The plan didn’t work. The Israeli army has exclusive control over planning in Area C. It has allocated just one percent of that land for Palestinian buildings, and refuses the vast majority of Palestinian permit applications.

Khan al-Ahmar was no exception. Over the years, Israeli authorities issued demolition orders against the school and every other structure in this small village of 180 residents, just east of Jerusalem, on the grounds that they lacked permits. On September 5, Israel’s High Court rejected several appeals, and green-lighted demolition.

Israeli military planning documents do not recognize the community’s presence, and Israeli authorities have repeatedly confiscated its land, demolished its buildings, and expelled its Palestinian residents for building without permits.

This isn’t the community’s first displacement. In the early 1950s, Israeli forces evicted residents from the Tel Arad district of the Negev desert. The community fled to the West Bank and built a village in the current location. They registered as Palestine refugees with the United Nations.

In 1977, Israel established the settlement of Ma’ale Adumim, allocating it the land on which Khan al-Ahmar sits.

International law prohibits an occupying power from destroying property, including schools, unless “absolutely necessary” for “military operations.” Transferring civilians within an occupied territory, either by direct force or indirect coercion into a place not of their choosing, is a war crime under the International Criminal Court’s statute.

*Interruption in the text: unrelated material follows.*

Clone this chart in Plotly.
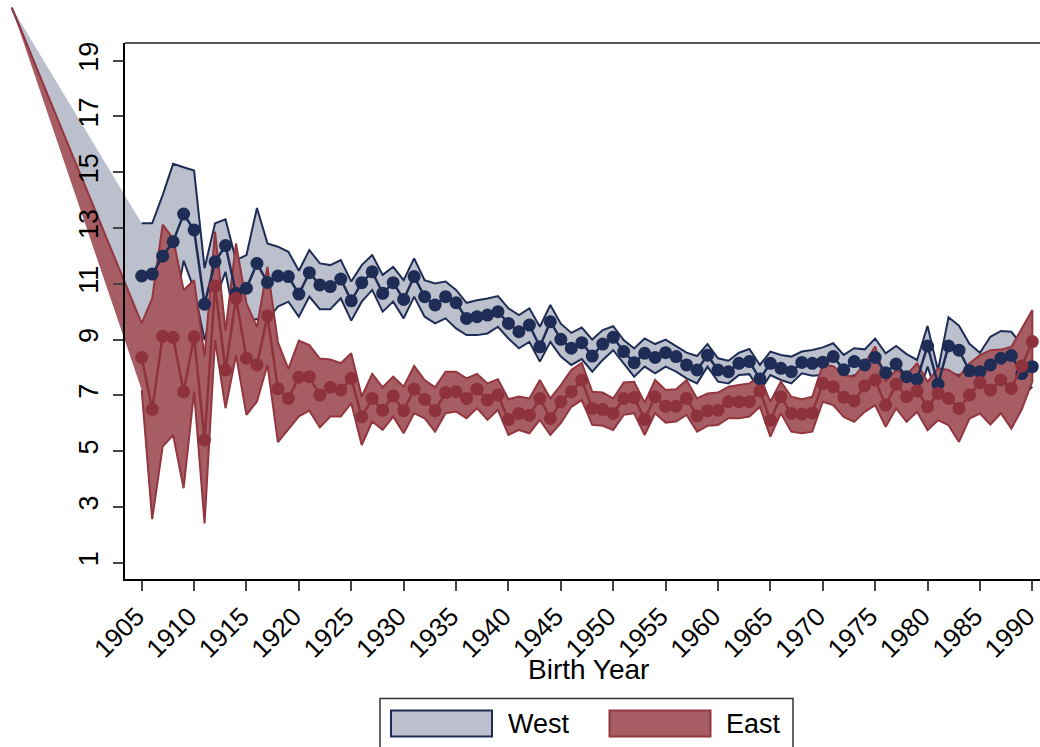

Israeli officials should know that the demolition and any resulting displacement of the population may subject them to criminal investigation.

Other states also have a duty to ensure that the Geneva Conventions are respected, and should make clear to Israeli officials that, if the demolition goes ahead, people implicated in any criminal acts could be investigated and prosecuted by domestic authorities outside of Israel where they have jurisdiction.  

Global condemnation alone has not stopped serious war crimes during Israel’s 50-year occupation. Action and justice is long overdue.